### Directions
Begin the copy with the line that contains "Emit a component" and end it with the line that contains "import * as". Print these lines exactly and omit all pictures.

Stored dataset items
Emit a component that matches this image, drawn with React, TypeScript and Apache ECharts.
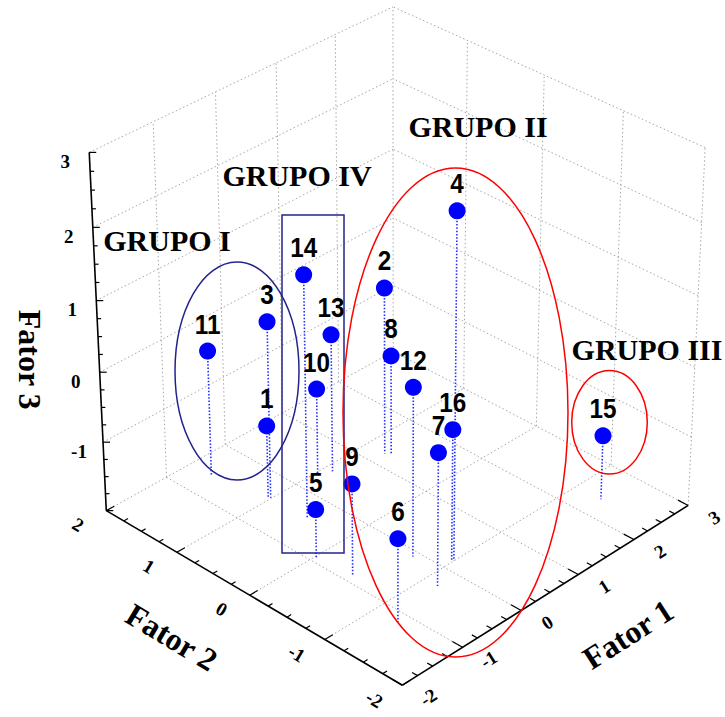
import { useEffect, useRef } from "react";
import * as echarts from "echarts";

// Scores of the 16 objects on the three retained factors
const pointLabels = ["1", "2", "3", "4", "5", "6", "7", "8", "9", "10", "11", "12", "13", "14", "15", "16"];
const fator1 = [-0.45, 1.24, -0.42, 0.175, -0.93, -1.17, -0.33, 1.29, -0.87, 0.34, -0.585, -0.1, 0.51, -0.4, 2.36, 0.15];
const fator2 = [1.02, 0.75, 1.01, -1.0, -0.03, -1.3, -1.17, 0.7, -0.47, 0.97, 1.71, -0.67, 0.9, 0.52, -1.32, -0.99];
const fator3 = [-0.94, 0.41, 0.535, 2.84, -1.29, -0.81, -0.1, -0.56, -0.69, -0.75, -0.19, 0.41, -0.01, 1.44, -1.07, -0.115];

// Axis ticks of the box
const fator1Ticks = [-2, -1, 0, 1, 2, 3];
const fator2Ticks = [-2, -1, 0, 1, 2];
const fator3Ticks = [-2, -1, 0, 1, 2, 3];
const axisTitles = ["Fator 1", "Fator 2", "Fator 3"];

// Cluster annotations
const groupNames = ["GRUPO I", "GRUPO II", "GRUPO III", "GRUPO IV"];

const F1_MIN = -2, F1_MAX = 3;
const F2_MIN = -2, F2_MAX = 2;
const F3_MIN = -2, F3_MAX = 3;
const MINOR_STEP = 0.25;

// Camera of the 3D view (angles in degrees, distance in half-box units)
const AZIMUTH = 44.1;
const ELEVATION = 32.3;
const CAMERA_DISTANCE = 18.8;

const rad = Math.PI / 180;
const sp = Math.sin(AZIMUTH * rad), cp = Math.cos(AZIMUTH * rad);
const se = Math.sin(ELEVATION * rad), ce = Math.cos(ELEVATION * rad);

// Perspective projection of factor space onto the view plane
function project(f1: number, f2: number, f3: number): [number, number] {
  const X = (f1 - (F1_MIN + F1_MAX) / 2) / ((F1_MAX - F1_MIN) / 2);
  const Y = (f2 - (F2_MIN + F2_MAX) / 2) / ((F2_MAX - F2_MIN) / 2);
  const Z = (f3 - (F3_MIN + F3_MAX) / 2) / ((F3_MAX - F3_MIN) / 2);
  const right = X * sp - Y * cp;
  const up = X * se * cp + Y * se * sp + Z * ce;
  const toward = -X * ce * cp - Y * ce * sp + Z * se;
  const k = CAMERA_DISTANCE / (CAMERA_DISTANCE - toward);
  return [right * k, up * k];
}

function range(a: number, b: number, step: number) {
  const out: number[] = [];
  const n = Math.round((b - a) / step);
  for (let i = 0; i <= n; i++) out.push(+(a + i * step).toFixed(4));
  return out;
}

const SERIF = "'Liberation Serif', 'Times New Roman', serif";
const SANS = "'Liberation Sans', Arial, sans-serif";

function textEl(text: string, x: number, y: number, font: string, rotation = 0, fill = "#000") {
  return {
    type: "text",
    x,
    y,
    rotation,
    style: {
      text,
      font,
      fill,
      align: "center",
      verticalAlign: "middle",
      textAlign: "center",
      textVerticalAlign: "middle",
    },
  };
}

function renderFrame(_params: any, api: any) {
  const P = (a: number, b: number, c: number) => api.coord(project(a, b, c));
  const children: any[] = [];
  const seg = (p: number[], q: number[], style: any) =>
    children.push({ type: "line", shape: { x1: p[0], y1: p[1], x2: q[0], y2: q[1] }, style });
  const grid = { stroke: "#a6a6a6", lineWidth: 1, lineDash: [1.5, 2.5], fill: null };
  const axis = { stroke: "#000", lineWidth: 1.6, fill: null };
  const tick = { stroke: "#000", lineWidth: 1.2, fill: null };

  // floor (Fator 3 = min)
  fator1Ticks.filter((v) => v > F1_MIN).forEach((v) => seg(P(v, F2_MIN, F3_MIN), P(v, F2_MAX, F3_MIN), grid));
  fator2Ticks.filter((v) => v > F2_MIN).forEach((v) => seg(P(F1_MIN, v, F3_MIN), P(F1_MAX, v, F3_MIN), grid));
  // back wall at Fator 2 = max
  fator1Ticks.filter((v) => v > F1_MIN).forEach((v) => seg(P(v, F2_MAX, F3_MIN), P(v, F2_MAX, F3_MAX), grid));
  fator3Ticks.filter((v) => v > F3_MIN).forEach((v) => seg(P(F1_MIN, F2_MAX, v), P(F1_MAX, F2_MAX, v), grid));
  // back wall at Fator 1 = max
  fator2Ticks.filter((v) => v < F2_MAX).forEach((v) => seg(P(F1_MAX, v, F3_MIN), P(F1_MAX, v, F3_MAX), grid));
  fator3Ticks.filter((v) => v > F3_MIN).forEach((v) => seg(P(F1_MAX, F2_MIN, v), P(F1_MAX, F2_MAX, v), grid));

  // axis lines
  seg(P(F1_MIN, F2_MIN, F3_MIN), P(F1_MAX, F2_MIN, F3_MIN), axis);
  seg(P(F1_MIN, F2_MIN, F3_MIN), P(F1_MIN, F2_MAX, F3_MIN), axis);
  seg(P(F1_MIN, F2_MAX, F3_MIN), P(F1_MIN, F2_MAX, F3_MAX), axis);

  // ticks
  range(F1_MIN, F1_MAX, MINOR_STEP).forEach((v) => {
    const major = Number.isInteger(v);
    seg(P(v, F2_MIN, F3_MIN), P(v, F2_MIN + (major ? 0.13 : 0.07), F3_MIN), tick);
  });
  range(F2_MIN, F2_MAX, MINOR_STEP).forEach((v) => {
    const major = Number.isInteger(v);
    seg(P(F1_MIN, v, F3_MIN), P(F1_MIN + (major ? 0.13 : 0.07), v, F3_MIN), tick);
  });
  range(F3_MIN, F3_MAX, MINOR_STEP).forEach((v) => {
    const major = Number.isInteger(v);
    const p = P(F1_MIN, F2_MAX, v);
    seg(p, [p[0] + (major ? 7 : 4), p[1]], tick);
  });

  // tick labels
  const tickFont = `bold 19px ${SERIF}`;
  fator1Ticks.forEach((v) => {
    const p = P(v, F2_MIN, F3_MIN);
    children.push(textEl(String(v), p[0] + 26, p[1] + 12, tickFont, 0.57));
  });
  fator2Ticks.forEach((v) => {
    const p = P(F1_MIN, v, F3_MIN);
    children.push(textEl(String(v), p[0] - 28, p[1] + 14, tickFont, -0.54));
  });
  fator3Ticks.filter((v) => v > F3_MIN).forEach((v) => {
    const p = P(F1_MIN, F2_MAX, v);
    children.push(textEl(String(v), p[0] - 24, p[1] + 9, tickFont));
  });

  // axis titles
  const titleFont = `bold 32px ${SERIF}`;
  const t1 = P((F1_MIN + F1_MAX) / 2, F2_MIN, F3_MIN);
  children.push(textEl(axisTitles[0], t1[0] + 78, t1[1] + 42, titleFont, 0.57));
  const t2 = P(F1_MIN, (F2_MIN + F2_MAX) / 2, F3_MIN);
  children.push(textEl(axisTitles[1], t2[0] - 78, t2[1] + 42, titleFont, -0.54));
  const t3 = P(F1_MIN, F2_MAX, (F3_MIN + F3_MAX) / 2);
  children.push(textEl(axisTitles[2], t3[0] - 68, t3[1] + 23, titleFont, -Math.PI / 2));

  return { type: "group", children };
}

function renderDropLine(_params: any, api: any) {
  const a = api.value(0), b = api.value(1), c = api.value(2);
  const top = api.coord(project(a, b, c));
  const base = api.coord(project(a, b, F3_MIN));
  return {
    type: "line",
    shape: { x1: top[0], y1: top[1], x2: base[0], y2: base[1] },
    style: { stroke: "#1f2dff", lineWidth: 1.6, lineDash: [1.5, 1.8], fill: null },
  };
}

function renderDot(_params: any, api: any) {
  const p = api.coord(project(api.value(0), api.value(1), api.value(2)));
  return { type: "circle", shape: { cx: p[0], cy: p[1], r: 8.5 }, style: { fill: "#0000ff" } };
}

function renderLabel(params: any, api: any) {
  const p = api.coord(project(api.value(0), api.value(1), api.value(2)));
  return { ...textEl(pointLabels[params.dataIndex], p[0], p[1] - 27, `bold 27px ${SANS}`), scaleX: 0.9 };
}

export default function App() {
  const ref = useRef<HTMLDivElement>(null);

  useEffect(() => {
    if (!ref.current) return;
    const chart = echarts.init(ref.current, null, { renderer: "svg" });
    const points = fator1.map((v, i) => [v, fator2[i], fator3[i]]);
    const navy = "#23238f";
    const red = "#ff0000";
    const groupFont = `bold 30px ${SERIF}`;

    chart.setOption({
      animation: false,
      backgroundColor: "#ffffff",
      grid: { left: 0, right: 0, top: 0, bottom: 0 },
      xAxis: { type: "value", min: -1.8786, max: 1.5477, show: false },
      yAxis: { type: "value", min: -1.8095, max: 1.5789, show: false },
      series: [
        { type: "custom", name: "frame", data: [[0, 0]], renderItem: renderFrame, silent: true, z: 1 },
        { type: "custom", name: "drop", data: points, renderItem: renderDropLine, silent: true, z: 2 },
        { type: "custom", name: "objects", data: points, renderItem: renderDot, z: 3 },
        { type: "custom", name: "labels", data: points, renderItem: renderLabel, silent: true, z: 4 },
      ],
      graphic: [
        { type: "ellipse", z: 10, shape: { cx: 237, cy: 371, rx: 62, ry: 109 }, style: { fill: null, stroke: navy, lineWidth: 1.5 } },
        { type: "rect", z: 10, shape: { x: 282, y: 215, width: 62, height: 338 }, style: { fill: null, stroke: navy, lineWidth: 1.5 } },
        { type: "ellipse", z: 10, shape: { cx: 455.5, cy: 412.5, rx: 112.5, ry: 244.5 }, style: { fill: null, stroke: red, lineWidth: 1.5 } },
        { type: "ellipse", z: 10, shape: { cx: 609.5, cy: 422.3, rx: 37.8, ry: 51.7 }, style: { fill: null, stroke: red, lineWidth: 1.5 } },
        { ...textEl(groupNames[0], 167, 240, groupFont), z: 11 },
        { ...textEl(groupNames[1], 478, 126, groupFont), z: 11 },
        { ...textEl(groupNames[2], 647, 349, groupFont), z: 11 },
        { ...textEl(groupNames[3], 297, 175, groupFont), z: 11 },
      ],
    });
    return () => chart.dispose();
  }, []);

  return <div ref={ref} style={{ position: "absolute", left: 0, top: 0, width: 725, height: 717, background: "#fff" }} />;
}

--

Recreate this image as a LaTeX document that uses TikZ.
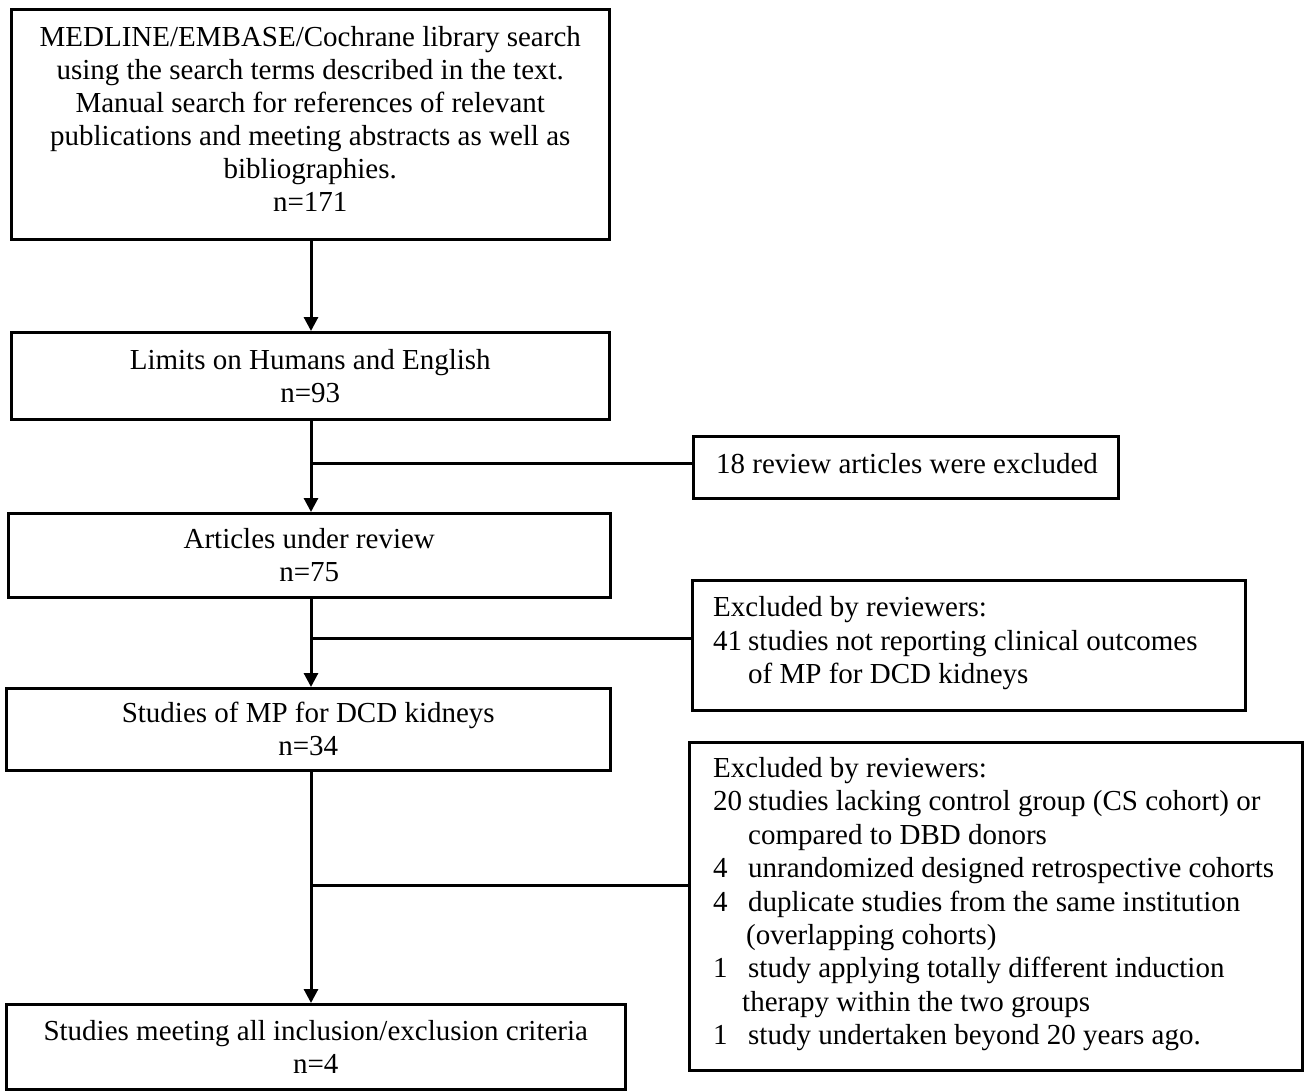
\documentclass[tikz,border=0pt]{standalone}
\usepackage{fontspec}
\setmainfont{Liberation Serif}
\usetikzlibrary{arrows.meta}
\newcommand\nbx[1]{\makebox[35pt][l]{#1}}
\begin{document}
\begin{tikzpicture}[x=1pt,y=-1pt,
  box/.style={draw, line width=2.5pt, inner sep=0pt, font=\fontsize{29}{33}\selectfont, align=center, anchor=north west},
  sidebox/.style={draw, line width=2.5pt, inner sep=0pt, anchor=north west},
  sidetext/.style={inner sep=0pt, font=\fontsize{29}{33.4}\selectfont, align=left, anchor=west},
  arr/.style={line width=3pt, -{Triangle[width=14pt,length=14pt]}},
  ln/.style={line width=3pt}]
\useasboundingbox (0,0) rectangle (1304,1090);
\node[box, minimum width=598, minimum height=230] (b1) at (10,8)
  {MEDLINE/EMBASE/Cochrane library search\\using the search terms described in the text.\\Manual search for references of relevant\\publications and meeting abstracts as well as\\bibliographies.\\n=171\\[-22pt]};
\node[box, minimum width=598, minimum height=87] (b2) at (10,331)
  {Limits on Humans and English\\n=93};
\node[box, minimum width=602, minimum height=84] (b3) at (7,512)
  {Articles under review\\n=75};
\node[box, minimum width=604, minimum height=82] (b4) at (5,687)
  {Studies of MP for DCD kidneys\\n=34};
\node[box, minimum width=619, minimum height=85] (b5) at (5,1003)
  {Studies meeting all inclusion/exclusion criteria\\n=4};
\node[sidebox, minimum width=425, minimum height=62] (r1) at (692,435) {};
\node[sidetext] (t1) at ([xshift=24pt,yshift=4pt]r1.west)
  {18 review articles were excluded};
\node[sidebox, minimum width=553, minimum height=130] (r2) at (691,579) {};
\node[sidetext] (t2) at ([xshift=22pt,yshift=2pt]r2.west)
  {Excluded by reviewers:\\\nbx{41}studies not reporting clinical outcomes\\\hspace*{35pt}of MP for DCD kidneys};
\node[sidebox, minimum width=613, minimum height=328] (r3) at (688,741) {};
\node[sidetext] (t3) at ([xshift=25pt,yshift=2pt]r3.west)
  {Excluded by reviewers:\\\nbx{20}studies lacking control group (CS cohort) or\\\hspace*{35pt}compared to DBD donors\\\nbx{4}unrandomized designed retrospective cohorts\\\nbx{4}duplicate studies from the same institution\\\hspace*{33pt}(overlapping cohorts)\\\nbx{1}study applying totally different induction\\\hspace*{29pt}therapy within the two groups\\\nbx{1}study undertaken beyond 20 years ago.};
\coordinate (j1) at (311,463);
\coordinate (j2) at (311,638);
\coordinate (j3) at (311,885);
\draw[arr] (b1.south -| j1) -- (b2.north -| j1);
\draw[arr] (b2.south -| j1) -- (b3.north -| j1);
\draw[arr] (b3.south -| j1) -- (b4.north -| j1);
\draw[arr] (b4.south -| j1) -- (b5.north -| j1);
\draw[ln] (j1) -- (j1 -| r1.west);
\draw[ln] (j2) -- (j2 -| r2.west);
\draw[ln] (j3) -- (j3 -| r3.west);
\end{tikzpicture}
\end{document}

==

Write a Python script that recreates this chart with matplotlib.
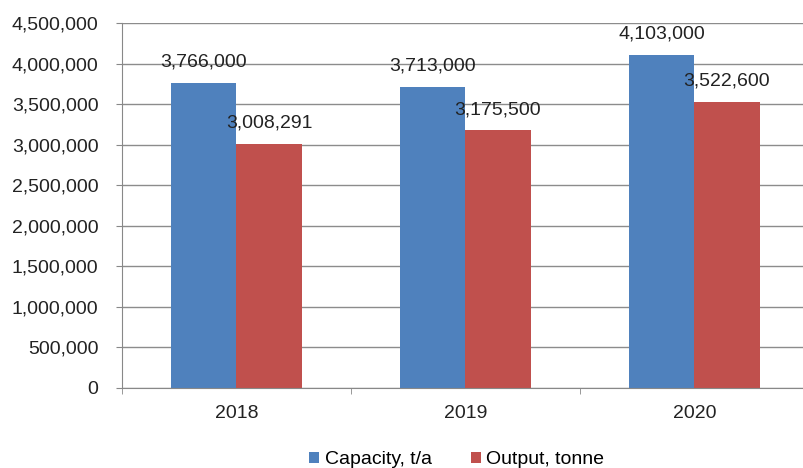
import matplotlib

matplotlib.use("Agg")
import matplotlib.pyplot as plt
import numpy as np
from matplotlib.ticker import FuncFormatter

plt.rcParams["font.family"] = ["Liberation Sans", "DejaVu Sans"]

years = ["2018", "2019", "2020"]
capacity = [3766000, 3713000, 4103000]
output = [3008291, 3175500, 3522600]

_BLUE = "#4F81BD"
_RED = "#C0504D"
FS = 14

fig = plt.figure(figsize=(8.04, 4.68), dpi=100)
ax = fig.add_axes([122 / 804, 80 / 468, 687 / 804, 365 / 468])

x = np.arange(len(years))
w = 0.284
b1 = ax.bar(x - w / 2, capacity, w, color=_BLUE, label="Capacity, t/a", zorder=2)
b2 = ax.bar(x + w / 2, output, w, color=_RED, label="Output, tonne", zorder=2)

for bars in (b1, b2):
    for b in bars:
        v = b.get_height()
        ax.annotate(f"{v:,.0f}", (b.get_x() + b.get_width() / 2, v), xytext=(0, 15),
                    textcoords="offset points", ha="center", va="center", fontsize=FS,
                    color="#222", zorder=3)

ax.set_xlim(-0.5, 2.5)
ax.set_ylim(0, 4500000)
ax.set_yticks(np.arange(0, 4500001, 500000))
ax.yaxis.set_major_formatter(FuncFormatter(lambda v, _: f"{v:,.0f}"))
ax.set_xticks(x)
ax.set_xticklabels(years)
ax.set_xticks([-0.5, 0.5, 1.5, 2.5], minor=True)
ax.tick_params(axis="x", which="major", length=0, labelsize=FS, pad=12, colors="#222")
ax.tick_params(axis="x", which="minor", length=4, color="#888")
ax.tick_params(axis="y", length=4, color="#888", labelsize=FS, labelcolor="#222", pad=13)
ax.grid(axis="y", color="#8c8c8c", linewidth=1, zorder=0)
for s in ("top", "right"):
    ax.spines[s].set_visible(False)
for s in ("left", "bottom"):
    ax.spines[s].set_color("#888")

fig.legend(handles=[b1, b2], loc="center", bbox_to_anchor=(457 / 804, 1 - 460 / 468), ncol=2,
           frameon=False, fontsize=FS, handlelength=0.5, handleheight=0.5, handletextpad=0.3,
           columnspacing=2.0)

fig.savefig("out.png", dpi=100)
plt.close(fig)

### Full answer
Emit a component that matches this image, drawn with React, TypeScript and Apache ECharts.
import { useEffect, useRef } from "react";
import * as echarts from "echarts";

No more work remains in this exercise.